Jennifer Granholm: Donald Trump's rhetoric is causing irreparable damage to United States
Democracy doesn't need candidate who intentionally stokes jingoism, she says
Editor’s Note: Jennifer Granholm is the former governor and former attorney general of Michigan. She’s currently a senior research fellow at UC Berkeley. She also serves as senior advisor to Correct The Record, a super-PAC supporting Hillary Clinton for president in 2016. The opinions expressed in this commentary are solely those of the author.
If last night was any indication, the Democratic nominee may not have anything to worry about.
Even though some say Hillary Clinton would benefit if you were to be the GOP nominee, for the good of the country I want you to get out of the race. Your lies and vitriolic rhetoric are causing irreparable damage to the nation.
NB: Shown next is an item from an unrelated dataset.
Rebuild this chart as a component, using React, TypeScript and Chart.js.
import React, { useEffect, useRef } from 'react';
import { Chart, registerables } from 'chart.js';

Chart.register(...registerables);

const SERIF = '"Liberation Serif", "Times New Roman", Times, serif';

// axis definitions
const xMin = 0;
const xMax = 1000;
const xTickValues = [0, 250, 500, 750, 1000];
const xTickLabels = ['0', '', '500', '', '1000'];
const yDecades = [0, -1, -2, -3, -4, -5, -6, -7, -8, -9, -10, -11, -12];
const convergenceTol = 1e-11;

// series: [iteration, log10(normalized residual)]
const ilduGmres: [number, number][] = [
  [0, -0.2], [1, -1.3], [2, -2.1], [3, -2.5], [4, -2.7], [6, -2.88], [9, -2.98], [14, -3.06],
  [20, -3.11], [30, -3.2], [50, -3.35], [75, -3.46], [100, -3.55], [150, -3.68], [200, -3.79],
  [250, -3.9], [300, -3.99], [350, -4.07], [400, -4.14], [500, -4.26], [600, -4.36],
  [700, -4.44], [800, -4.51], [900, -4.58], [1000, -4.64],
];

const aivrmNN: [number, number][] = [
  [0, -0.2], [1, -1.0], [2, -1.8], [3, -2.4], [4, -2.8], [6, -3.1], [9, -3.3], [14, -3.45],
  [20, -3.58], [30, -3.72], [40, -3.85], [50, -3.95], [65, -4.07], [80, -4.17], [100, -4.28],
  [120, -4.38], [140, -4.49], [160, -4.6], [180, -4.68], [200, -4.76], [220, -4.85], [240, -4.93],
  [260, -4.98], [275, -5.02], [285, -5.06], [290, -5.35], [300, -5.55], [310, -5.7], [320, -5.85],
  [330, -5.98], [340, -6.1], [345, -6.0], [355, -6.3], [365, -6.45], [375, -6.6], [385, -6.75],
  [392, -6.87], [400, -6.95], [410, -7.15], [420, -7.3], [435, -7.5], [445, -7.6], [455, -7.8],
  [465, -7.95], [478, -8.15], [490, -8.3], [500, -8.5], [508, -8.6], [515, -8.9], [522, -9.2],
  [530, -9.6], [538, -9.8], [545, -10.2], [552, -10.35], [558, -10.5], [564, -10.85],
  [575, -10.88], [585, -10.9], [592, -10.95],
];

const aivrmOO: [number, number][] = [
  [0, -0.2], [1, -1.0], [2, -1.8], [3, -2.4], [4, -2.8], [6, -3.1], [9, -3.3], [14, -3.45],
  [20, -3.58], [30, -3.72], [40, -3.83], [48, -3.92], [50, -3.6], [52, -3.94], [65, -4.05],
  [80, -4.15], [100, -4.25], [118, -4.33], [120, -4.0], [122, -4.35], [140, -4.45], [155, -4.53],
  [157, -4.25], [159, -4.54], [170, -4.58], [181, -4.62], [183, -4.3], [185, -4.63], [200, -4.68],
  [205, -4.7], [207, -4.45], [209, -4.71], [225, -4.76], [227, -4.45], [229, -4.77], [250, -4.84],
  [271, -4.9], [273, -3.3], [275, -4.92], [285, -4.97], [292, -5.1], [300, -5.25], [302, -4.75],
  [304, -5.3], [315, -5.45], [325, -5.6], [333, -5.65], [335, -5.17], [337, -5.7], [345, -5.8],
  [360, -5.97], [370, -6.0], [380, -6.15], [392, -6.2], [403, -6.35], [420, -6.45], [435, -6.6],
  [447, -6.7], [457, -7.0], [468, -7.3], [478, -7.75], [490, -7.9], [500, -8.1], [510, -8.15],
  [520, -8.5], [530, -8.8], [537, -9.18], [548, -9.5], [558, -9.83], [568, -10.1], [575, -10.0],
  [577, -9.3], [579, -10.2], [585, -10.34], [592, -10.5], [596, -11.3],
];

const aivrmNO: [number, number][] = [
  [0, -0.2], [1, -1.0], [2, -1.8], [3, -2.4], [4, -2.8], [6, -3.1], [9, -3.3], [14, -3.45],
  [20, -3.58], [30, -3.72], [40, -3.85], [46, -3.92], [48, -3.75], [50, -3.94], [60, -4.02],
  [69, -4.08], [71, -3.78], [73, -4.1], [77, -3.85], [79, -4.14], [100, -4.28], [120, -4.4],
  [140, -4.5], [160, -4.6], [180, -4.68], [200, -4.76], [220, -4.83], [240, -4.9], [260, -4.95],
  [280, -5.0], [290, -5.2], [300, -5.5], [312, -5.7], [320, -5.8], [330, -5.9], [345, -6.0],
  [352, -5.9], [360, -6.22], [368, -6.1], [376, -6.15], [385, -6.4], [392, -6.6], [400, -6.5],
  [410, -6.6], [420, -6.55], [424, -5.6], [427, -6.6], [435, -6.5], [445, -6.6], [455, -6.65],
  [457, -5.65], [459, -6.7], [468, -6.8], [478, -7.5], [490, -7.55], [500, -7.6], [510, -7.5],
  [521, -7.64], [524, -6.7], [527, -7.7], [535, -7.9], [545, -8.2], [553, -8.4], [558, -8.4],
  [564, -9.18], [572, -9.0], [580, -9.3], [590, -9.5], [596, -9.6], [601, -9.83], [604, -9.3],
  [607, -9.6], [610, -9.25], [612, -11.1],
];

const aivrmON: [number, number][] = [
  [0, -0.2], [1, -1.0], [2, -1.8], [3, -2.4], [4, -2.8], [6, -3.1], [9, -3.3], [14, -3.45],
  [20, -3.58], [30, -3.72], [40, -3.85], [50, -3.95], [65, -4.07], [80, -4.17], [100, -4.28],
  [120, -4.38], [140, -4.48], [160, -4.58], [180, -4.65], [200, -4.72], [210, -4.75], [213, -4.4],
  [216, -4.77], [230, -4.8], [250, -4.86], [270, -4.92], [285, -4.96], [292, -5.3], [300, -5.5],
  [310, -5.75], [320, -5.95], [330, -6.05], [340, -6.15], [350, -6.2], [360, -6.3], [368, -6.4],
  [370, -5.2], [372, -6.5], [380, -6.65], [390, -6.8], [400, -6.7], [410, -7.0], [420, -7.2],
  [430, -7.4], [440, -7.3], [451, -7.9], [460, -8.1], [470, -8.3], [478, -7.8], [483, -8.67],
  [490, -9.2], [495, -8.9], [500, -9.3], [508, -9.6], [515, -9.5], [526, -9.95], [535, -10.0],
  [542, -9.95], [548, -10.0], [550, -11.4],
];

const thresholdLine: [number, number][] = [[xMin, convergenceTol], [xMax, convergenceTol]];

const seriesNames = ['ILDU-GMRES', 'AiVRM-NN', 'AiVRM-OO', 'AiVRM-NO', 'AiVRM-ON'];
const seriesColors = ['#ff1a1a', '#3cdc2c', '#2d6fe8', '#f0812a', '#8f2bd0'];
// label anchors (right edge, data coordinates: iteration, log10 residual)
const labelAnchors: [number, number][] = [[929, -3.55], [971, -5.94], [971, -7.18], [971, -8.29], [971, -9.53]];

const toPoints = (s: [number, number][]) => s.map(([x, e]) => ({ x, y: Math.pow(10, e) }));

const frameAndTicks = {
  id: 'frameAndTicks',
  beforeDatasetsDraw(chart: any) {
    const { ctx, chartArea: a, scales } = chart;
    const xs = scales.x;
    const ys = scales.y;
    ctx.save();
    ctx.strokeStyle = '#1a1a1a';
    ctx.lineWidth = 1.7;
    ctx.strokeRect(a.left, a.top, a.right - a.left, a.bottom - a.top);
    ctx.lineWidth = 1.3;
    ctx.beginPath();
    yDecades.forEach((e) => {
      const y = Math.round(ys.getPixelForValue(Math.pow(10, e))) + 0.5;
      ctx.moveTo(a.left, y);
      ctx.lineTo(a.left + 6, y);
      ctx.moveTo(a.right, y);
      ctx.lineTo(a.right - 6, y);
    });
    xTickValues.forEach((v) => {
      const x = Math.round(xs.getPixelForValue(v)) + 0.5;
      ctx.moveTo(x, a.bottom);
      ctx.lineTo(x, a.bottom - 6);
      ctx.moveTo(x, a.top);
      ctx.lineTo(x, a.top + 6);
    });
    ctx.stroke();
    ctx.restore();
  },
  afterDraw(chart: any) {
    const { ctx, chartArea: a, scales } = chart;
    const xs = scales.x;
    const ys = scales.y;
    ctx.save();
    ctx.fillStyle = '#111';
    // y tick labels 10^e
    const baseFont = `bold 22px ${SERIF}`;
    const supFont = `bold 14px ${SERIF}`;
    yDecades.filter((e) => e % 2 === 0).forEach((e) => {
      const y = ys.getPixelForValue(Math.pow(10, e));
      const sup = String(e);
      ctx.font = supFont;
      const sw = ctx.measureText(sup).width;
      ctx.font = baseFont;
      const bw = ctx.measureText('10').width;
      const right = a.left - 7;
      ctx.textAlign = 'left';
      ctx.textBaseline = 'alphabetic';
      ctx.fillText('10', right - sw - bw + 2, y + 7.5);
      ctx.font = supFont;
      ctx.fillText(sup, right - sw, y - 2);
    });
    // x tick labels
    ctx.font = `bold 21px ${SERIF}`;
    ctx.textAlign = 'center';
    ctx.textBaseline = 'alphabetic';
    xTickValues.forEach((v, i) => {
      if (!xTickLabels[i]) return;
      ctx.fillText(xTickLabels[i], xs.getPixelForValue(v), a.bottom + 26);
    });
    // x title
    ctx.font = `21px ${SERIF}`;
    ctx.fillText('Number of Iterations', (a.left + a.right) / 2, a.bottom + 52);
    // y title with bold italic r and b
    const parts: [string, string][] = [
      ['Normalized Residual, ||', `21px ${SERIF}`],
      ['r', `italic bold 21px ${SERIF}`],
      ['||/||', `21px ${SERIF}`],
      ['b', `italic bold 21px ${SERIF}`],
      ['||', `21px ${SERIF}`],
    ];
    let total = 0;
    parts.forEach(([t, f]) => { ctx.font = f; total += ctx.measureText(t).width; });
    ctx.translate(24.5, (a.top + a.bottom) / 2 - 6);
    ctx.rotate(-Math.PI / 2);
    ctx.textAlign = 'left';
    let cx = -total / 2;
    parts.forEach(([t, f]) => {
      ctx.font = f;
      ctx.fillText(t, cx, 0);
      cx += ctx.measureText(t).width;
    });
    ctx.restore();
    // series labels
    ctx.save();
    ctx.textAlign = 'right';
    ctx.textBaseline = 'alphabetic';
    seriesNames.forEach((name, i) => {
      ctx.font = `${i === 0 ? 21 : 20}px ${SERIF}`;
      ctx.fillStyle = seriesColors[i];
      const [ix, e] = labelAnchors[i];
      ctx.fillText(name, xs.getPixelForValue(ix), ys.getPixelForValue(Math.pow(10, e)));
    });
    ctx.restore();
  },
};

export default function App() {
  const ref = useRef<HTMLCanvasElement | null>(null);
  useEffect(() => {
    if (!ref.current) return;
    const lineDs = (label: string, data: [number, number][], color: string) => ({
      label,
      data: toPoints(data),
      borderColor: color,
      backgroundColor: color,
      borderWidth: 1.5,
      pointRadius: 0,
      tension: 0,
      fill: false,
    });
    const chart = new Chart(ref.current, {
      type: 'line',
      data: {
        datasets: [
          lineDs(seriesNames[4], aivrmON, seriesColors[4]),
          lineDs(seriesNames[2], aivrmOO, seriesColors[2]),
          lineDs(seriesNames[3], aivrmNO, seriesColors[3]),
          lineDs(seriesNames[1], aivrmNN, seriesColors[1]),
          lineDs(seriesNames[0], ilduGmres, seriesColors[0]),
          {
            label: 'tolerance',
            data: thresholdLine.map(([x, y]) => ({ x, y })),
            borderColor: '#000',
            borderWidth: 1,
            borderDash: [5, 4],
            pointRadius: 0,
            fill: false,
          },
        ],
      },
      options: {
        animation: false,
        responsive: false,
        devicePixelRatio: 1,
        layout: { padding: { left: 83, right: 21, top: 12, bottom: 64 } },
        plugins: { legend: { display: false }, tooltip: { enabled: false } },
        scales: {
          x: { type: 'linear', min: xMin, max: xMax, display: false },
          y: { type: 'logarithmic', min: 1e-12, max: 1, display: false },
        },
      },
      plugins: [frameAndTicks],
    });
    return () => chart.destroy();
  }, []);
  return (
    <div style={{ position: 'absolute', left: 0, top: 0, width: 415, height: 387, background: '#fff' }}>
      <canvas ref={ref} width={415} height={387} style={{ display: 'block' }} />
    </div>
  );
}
In “The Leadership Challenge,” a best-selling tome on leadership by James Kouzes and Barry Posner, 89% of people across the globe identify honesty as the most important characteristic of a leader. It seems counterintuitive, then, that despite spewing lies every week and managing to offend people of every race, creed and color, you have still managed to sit atop the Republican presidential candidate polls for five months. In Trump World, you can fabricate historical events to falsely embellish your golf course, or worse, spread lies about a nonexistent video that you claim showed thousands of Muslims celebrating in New Jersey after the twin towers fell.
It would be one thing if your lies were careless or unintentional missteps, mistakes that you would admit when presented with facts and then move forward. Instead, you refuse to acknowledge reality and choose to double and triple down on your lies. It is as if you believe you are above the truth, that whatever you believe is fact, and whoever confronts you is unfairly attacking you. Your lies have led the media to declare you “in a league of [your] own” when it comes to making claims that repeatedly fail “to mesh with reality.”
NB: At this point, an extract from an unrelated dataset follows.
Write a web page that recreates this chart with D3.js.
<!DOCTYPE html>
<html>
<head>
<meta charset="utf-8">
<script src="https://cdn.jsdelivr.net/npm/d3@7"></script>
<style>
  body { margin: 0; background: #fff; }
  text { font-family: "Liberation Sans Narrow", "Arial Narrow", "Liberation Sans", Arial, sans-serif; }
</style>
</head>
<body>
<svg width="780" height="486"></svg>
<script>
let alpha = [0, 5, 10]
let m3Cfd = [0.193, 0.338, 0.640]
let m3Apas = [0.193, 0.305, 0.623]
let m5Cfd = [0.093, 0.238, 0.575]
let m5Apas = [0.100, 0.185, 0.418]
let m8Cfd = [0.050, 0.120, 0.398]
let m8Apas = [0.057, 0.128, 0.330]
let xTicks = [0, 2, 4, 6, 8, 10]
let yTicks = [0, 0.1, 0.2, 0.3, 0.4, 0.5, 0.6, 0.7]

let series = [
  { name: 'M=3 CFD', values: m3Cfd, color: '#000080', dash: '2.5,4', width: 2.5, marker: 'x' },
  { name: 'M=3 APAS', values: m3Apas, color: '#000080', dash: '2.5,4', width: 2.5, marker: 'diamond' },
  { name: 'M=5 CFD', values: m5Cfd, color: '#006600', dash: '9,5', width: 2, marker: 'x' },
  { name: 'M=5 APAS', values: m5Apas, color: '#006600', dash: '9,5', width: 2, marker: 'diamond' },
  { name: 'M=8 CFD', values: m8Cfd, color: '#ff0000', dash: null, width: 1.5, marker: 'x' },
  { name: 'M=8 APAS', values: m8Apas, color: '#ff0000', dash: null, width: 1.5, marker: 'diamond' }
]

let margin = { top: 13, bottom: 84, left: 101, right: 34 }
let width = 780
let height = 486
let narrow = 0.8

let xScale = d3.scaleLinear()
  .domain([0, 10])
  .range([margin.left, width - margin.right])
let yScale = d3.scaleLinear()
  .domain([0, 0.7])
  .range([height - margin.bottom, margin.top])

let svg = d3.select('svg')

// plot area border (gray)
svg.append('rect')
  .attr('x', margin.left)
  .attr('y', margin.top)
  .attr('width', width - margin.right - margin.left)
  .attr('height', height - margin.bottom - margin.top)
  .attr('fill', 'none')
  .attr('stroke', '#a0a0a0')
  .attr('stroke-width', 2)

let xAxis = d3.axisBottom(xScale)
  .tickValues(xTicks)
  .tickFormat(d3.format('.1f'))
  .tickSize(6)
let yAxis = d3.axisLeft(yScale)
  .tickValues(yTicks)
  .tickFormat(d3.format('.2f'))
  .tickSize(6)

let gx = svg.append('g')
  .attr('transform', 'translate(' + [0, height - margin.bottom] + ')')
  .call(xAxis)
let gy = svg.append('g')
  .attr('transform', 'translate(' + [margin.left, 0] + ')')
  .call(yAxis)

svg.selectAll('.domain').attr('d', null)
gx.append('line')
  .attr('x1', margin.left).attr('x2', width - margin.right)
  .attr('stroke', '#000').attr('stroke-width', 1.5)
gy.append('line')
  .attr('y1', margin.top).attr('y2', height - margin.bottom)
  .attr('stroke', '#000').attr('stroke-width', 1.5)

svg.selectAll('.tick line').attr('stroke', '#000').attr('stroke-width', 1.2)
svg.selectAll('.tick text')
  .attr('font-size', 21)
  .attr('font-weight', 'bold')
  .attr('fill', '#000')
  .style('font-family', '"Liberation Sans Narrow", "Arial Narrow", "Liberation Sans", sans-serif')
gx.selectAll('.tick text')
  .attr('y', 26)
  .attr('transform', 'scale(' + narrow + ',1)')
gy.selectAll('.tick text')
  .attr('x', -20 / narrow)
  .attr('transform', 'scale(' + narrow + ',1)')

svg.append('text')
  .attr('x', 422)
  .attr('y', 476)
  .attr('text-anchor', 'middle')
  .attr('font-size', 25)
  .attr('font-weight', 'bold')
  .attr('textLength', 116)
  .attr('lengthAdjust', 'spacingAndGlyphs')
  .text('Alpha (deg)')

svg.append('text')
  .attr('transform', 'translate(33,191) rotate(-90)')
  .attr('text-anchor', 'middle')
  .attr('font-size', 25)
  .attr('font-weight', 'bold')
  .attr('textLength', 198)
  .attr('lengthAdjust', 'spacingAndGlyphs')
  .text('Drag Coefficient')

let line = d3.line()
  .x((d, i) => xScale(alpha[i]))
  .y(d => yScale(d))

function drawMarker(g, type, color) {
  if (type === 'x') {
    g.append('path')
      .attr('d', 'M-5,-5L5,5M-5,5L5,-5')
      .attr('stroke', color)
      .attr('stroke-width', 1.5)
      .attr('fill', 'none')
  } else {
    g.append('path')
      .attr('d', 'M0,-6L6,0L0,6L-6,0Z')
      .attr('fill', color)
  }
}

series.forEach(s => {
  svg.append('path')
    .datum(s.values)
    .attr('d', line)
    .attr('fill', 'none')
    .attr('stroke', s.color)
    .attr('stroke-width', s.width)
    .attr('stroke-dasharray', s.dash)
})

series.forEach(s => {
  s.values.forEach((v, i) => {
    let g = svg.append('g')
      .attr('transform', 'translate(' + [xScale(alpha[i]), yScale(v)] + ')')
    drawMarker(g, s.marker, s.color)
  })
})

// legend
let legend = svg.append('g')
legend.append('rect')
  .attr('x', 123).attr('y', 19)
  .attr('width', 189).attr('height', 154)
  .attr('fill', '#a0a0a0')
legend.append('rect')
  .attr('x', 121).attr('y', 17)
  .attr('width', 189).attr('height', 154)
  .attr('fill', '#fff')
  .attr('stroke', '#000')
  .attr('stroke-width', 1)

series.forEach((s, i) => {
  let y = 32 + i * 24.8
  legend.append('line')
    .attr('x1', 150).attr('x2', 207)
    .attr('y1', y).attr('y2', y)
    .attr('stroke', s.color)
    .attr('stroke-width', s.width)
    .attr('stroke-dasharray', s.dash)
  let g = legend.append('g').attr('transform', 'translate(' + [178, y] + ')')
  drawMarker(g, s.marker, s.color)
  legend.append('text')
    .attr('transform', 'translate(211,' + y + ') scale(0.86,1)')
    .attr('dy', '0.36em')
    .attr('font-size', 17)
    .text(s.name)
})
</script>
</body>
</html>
Why don’t your lies seem to matter?
Perhaps it’s because your lies prey on the fears of your supporters, many of whom have nascent fears that they are losing “their country” and must do whatever they can to “take it back.” Each day brings a new Trumpian lie involving racist and derogatory smears against whole groups of people, lies that may energize your followers – but which rot our democracy.
This tactic is not new for you; we all recall the ease with which you spread lies about President Obama’s birth certificate in 2012. And while the targets were different then, your lies now have the same intended result: to demonize certain communities by manipulating facts and capitalizing on fear.
For many of your followers, perhaps attacking the perceived cause of their fears is more important than you telling the truth. After all, your statements have been labeled “pants on fire” lying 11 times since the beginning of your campaign, yet you still outpace the rest of the Republican field by double digits in many polls. You probably recognize this cognitive dissonance and don’t care because it aids you and your ambition. But my deep fear is that if you win the GOP nomination, the general election will divide the nation more than by Democrats and Republicans: It will end up pitting entire segments of our population against one another based on race, religion, gender and more.
The last thing democracy needs is a candidate who intentionally stokes jingoism and makes racial animus mainstream.
Before you do further damage to the country, Donald, the best way to “Make America Great Again” is for you to drop out of the race.
*Editor’s note: A previous version of this article had an outdated version of the author’s bio, which has now been updated.